Stuart Thorne from Fellowes Farm Equine Clinic crunches the numbers after the recent publication of this year’s National Equine survey.
The National Equine survey was published after looking at the health status of more than 15,000 horses. The information it provides not only makes interesting reading, but is hugely useful to both horse owner and vet alike.
UK horses – breakdown of health problems;
Skin disease – 31%
Lameness – 23%
Metabolic disease – 8.1 %
Eye problems – 7.6%
Gastrointestinal problems 7.5%
Dental problems - 5.5%
Others – 17.3
If we looking at the top two offenders (skin disease and lameness) in more detail, it can be seen that within the category of skin disease, the two most common conditions are sweet itch and mud fever, accounting for about 40% of cases.
The other skin conditions included sarcoids, melanomas and wounds.
Interestingly, in the lameness category up to 26% of horses with back pain also had lameness.

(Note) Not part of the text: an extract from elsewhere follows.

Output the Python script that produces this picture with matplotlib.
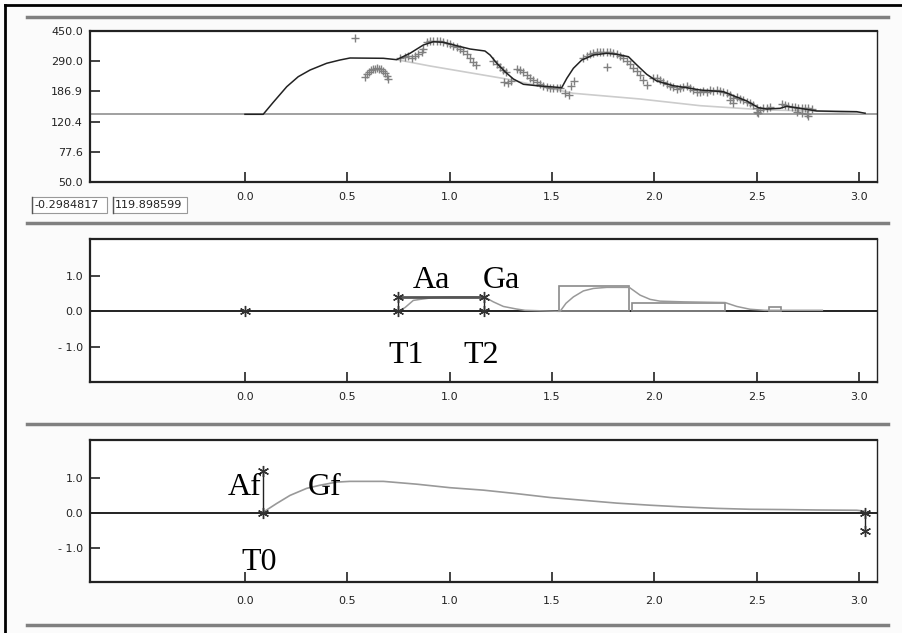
import matplotlib
matplotlib.use("Agg")
import matplotlib.pyplot as plt
from matplotlib.lines import Line2D
from matplotlib.patches import Rectangle
from matplotlib.ticker import NullLocator, NullFormatter

W, H = 902, 633

x_ticks = [0.0, 0.5, 1.0, 1.5, 2.0, 2.5, 3.0]
x_tick_labels = ["0.0", "0.5", "1.0", "1.5", "2.0", "2.5", "3.0"]
f0_ticks = [50.0, 77.6, 120.4, 186.9, 290.0, 450.0]
f0_tick_labels = ["50.0", "77.6", "120.4", "186.9", "290.0", "450.0"]
cmd_ticks = [1.0, 0.0, -1.0]
cmd_tick_labels = ["1.0", "0.0", "- 1.0"]

cursor_t = "-0.2984817"
cursor_hz = "119.898599"

baseline_hz = 134.0

# model F0 contour (black)
model_t = [0.0, 0.089, 0.138, 0.204, 0.260, 0.318, 0.399, 0.464, 0.513, 0.676, 0.741,
           0.806, 0.871, 0.920, 0.969, 1.034, 1.099, 1.172, 1.197, 1.230, 1.270, 1.311,
           1.360, 1.425, 1.490, 1.547, 1.572, 1.604, 1.645, 1.702, 1.767, 1.816, 1.873,
           1.914, 1.962, 2.011, 2.092, 2.158, 2.223, 2.337, 2.385, 2.451, 2.508, 2.549,
           2.614, 2.646, 2.711, 2.793, 2.988, 3.029]
model_hz = [133.9, 133.9, 159.4, 200.1, 231.4, 255.1, 281.3, 295.1, 303.8, 302.5, 296.4,
            325.3, 367.0, 385.0, 381.8, 363.3, 346.3, 336.4, 317.4, 281.3, 248.9, 223.8,
            207.2, 203.0, 200.1, 197.2, 226.1, 261.5, 295.1, 317.4, 325.3, 320.6, 309.6,
            274.4, 239.7, 217.4, 203.0, 197.2, 190.7, 186.0, 175.5, 162.5, 147.4, 144.6,
            146.1, 150.4, 146.1, 140.5, 139.1, 135.9]

# phrase component only (light grey)
phrase_t = [0.749, 0.904, 1.278, 1.604, 1.930, 2.223, 2.418, 2.549, 2.793, 3.029]
phrase_hz = [295.1, 270.4, 223.8, 181.8, 167.3, 151.8, 146.1, 142.6, 140.5, 135.9]

# measured F0 points (+)
obs_t = [0.537,
         0.586, 0.596, 0.606, 0.616, 0.625, 0.635, 0.645, 0.655, 0.664, 0.674, 0.684, 0.694, 0.699,
         0.757, 0.782, 0.798, 0.814, 0.830, 0.847, 0.863, 0.871,
         0.888, 0.904, 0.920, 0.936, 0.953, 0.969, 0.985, 1.001, 1.018, 1.034, 1.050, 1.066,
         1.083, 1.099, 1.115, 1.128,
         1.213, 1.230, 1.246, 1.262, 1.275,
         1.265, 1.285, 1.299,
         1.327, 1.343, 1.360, 1.376, 1.392, 1.408, 1.425, 1.441, 1.457, 1.474, 1.490, 1.506,
         1.523, 1.539,
         1.563, 1.582, 1.593, 1.607,
         1.653, 1.669, 1.685, 1.702, 1.718, 1.734, 1.750, 1.767, 1.783, 1.799, 1.816, 1.832,
         1.848, 1.865, 1.881, 1.897, 1.914, 1.930, 1.946, 1.962, 1.768,
         1.995, 2.011, 2.027, 2.044, 2.060, 2.076, 2.092, 2.109, 2.125, 2.141, 2.158,
         2.174, 2.190, 2.207, 2.223, 2.239, 2.255, 2.272, 2.288, 2.304, 2.321, 2.337, 2.353,
         2.369, 2.385, 2.402, 2.418, 2.434, 2.451, 2.467, 2.483, 2.500, 2.369, 2.384,
         2.500, 2.508, 2.516, 2.532, 2.549, 2.565,
         2.622, 2.638, 2.654, 2.671, 2.687, 2.703, 2.720, 2.736, 2.752, 2.768,
         2.695, 2.720, 2.744, 2.751]
obs_hz = [404.6,
          230.4, 240.7, 247.8, 253.3, 257.0, 260.7, 262.7, 260.7, 257.0, 251.5, 242.5, 233.8, 223.8,
          302.5, 309.6, 314.2, 305.2, 314.2, 320.6, 333.0, 346.3,
          385.0, 389.0, 390.8, 390.8, 389.0, 385.0, 379.6, 372.5, 363.3, 355.0, 346.3, 336.4,
          320.6, 302.5, 285.4, 274.4,
          290.9, 278.4, 266.6, 255.1, 247.8,
          214.3, 211.1, 217.4,
          258.9, 255.1, 246.7, 237.2, 228.1, 220.6, 213.3, 207.2, 202.1, 198.3, 197.2, 197.2,
          195.5, 195.5,
          181.8, 177.3, 202.1, 217.4,
          302.5, 314.2, 320.6, 326.7, 330.0, 333.0, 333.0, 333.0, 331.5, 326.7, 320.6, 312.8,
          302.5, 290.9, 277.2, 263.8, 251.5, 237.2, 220.6, 205.1, 267.7,
          226.1, 228.1, 220.6, 213.3, 207.2, 203.0, 200.1, 193.5, 195.5, 200.1, 202.1,
          195.5, 190.7, 186.0, 186.0, 188.0, 186.0, 189.9, 188.8, 190.7, 188.8, 186.0, 181.8,
          177.3, 169.0, 173.0, 167.3, 164.9, 160.8, 157.2, 153.3, 147.4, 164.9, 157.8,
          137.9, 135.9, 142.6, 146.1, 147.4, 149.6,
          154.9, 153.3, 151.1, 149.6, 148.9, 147.4, 146.8, 146.1, 146.1, 144.6,
          137.5, 135.5, 134.5, 130.6]

# accent commands
acc_on = [0.748, 1.534, 1.889, 2.561]
acc_off = [1.169, 1.877, 2.345, 2.618]
acc_amp = [0.41, 0.73, 0.25, 0.12]
acc_curve_t = [0.749, 0.782, 0.822, 0.855, 0.920, 1.001, 1.169, 1.213, 1.262, 1.327, 1.368,
               1.539, 1.568, 1.604, 1.653, 1.702, 1.767, 1.877, 1.930, 1.979, 2.027, 2.141,
               2.345, 2.402, 2.467, 2.540, 2.820]
acc_curve_y = [0.0, 0.11, 0.31, 0.34, 0.39, 0.41, 0.41, 0.27, 0.14, 0.066, 0.03,
               0.0, 0.23, 0.41, 0.58, 0.65, 0.68, 0.68, 0.46, 0.34, 0.29, 0.27,
               0.25, 0.14, 0.06, 0.03, 0.03]
start_marker_t = [0.0]

# phrase commands
phr_t = [0.086, 3.03]
phr_amp = [1.19, -0.53]
phr_curve_t = [0.086, 0.155, 0.220, 0.301, 0.366, 0.448, 0.513, 0.676, 0.839, 1.001, 1.164,
               1.327, 1.490, 1.653, 1.816, 1.979, 2.141, 2.304, 2.467, 2.630, 2.793, 2.988, 3.029]
phr_curve_y = [0.0, 0.26, 0.49, 0.69, 0.78, 0.87, 0.89, 0.89, 0.81, 0.71, 0.64,
               0.54, 0.43, 0.35, 0.27, 0.21, 0.16, 0.12, 0.094, 0.086, 0.074, 0.066, 0.04]

# labels (text, x, y) in data units of the panel
acc_labels = [("Aa", 0.821, 0.66), ("Ga", 1.163, 0.66), ("T1", 0.699, -1.46), ("T2", 1.065, -1.46)]
phr_labels = [("Af", -0.083, 0.49), ("Gf", 0.308, 0.49), ("T0", -0.015, -1.65)]

XLIM = (-0.757, 3.087)
AST = (6, 2, 0)


def fx(px):
    return px / W


def fy(py):
    return 1 - py / H


def setup_axes(ax, xpad):
    ax.set_xlim(*XLIM)
    ax.set_xticks(x_ticks)
    ax.set_xticklabels(x_tick_labels)
    ax.tick_params(axis='x', direction='in', length=7, width=1.2, labelsize=8, pad=xpad,
                   top=False, colors='#222')
    ax.tick_params(axis='y', direction='in', length=7, width=1.2, labelsize=8, pad=5,
                   right=False, colors='#222')
    for s in ax.spines.values():
        s.set_linewidth(1.6)
        s.set_color('#222')
    ax.spines['right'].set_linewidth(1.0)
    ax.set_facecolor('white')


fig = plt.figure(figsize=(W / 100, H / 100), dpi=100)
fig.patch.set_facecolor('#fbfbfb')

# ---- top panel: F0
ax1 = fig.add_axes([fx(90), fy(182), fx(877) - fx(90), fy(31) - fy(182)])
setup_axes(ax1, 7)
ax1.set_yscale('log')
ax1.set_ylim(50, 450)
ax1.yaxis.set_minor_locator(NullLocator())
ax1.yaxis.set_minor_formatter(NullFormatter())
ax1.set_yticks(f0_ticks)
ax1.set_yticklabels(f0_tick_labels)
ax1.axhline(baseline_hz, color='#999999', lw=1.3, zorder=1)
ax1.plot(phrase_t, phrase_hz, color='#cccccc', lw=1.2, zorder=2)
ax1.plot(obs_t, obs_hz, ls='none', marker='+', ms=6, mew=1.0, color='#808080', zorder=3)
ax1.plot(model_t, model_hz, color='#222222', lw=1.1, zorder=4)

# ---- middle panel: accent commands
ax2 = fig.add_axes([fx(90), fy(382), fx(877) - fx(90), fy(239) - fy(382)])
setup_axes(ax2, 7)
ax2.set_ylim(-2.0, 2.05)
ax2.set_yticks(cmd_ticks)
ax2.set_yticklabels(cmd_tick_labels)
ax2.axhline(0, color='#111111', lw=1.3, zorder=1)
for i in range(1, len(acc_on)):
    ax2.add_patch(Rectangle((acc_on[i], 0), acc_off[i] - acc_on[i], acc_amp[i],
                            fill=False, ec='#8a8a8a', lw=1.2, zorder=2))
ax2.plot([acc_on[0], acc_off[0]], [acc_amp[0], acc_amp[0]], color='#555555', lw=2.0, zorder=3)
ax2.plot([acc_on[0], acc_on[0]], [0, acc_amp[0]], color='#222222', lw=1.0, zorder=3)
ax2.plot([acc_off[0], acc_off[0]], [0, acc_amp[0]], color='#222222', lw=1.0, zorder=3)
ax2.plot(acc_curve_t, acc_curve_y, color='#999999', lw=1.1, zorder=2)
ax2.plot([acc_on[0], acc_on[0], acc_off[0], acc_off[0]], [0, acc_amp[0], 0, acc_amp[0]],
         ls='none', marker=AST, ms=8, mew=1.0, color='#333333', zorder=4)
ax2.plot(start_marker_t, [0] * len(start_marker_t), ls='none', marker=AST, ms=8, mew=1.0,
         color='#333333', zorder=4)
for txt, x, y in acc_labels:
    ax2.text(x, y, txt, family=['Liberation Serif', 'DejaVu Serif'], fontsize=23,
             ha='left', va='baseline', color='black', zorder=5)

# ---- bottom panel: phrase commands
ax3 = fig.add_axes([fx(90), fy(582), fx(877) - fx(90), fy(440) - fy(582)])
setup_axes(ax3, 10)
ax3.set_ylim(-1.98, 2.07)
ax3.set_yticks(cmd_ticks)
ax3.set_yticklabels(cmd_tick_labels)
ax3.axhline(0, color='#111111', lw=1.3, zorder=1)
ax3.plot(phr_curve_t, phr_curve_y, color='#999999', lw=1.2, zorder=2)
for t, a in zip(phr_t, phr_amp):
    ax3.plot([t, t], [0, a], color='#222222', lw=1.0, zorder=3)
    ax3.plot([t, t], [0, a], ls='none', marker=AST, ms=8, mew=1.0, color='#333333', zorder=4)
for txt, x, y in phr_labels:
    ax3.text(x, y, txt, family=['Liberation Serif', 'DejaVu Serif'], fontsize=23,
             ha='left', va='baseline', color='black', zorder=5)

# ---- window decorations
fig.add_artist(Line2D([fx(5), 1], [fy(5), fy(5)], color='black', lw=2))
fig.add_artist(Line2D([fx(5), fx(5)], [0, fy(5)], color='black', lw=2))
for py in [17, 223, 424, 625]:
    fig.add_artist(Line2D([fx(27), fx(888)], [fy(py), fy(py)], color='#808080', lw=2.5))

for (x0, x1), txt in zip([(32, 107), (113, 187)], [cursor_t, cursor_hz]):
    fig.add_artist(Rectangle((fx(x0), fy(213)), fx(x1) - fx(x0), fy(197) - fy(213),
                             fc='white', ec='#999999', lw=0.8))
    fig.add_artist(Line2D([fx(x0), fx(x0)], [fy(213), fy(197)], color='#555555', lw=1.0))
    fig.text(fx(x0 + 2), fy(205), txt, fontsize=8, ha='left', va='center', color='#222')

fig.savefig('out.png', dpi=100, facecolor=fig.get_facecolor())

This doesn’t prove that the two are related, but certainly supports the common observation that horses with lameness ‘stiffen their backs’ as a protective mechanism and therefore develop muscle pain.
This muscle pain can be misinterpreted as a primary back pain rather than secondary to lameness.

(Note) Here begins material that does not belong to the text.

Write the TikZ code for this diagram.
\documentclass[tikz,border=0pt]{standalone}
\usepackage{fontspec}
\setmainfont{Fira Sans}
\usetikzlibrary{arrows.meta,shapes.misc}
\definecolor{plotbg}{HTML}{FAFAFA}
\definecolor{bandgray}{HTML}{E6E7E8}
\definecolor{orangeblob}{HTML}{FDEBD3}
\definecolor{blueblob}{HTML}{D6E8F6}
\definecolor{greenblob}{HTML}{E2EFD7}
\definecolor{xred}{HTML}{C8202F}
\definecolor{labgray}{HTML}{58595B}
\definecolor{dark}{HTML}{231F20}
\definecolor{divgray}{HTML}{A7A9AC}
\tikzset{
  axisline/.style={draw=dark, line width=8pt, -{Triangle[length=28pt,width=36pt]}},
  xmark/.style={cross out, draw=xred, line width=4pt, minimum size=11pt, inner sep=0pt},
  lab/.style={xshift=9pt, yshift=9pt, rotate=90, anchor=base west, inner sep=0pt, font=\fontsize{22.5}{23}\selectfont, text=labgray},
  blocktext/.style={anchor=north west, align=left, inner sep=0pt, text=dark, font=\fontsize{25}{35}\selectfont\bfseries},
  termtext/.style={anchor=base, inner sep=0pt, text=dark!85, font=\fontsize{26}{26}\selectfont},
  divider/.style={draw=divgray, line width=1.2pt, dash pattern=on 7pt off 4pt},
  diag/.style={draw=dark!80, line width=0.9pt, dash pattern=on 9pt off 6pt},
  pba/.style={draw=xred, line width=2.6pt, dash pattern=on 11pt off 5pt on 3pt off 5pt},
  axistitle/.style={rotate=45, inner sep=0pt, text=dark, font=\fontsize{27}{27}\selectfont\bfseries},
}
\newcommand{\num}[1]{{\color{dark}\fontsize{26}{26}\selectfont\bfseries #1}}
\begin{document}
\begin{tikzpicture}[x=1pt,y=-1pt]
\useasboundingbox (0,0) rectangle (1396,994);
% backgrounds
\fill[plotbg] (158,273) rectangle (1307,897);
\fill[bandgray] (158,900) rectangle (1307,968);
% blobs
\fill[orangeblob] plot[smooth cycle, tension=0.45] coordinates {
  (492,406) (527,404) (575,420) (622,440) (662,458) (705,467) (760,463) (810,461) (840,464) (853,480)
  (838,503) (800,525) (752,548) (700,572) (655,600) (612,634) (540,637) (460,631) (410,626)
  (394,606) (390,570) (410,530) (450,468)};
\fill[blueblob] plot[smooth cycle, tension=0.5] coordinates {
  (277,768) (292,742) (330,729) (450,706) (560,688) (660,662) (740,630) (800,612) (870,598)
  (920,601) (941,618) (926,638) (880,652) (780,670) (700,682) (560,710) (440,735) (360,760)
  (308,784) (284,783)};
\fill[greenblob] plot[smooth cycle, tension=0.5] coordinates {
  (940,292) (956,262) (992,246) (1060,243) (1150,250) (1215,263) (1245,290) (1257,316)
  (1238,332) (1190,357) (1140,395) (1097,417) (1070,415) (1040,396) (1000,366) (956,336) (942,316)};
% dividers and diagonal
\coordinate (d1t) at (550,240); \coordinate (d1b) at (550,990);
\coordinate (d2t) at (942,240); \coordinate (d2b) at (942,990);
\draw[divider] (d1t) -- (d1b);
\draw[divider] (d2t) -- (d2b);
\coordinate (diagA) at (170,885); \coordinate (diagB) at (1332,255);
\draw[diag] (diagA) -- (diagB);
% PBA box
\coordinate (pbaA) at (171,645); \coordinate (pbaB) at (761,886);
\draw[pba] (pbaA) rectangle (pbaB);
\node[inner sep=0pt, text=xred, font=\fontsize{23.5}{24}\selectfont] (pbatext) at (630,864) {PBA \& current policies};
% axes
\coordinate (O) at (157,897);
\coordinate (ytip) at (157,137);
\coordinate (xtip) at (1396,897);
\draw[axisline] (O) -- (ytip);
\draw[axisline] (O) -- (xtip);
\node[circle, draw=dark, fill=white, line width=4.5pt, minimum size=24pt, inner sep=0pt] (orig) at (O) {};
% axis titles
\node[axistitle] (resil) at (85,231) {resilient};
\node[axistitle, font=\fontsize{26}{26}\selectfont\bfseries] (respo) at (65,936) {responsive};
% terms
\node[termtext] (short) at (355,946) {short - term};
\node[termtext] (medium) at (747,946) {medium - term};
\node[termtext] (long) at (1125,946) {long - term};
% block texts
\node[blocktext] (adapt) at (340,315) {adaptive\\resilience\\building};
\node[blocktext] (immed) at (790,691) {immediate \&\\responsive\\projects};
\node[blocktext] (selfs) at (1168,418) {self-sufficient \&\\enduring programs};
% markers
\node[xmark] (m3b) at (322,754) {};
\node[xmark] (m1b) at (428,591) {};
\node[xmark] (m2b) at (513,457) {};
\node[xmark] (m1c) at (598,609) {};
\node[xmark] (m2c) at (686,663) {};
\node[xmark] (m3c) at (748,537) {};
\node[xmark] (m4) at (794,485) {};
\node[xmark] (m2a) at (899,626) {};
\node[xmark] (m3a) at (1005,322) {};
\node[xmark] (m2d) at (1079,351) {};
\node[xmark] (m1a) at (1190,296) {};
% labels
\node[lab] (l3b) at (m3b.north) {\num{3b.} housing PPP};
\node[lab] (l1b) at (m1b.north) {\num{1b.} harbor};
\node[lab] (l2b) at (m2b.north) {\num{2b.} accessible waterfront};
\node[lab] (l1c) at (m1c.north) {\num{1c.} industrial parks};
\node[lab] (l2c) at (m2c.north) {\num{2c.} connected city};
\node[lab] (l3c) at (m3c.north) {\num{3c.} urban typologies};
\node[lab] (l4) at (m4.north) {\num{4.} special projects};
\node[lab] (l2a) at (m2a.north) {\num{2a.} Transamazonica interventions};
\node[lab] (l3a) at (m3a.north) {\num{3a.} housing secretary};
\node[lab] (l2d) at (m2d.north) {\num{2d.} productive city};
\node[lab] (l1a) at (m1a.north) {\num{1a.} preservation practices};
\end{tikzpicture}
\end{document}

In summary, it's clear that back pain associated with lameness, sweet itch and mud fever all have a significant impact on equine welfare.
These clinical conditions worsen significantly if left untreated and become more difficult to resolve once they become chronic.
The survey therefore highlights the importance of rapid identification of a problem, accurate diagnosis and rapid and appropriate treatment.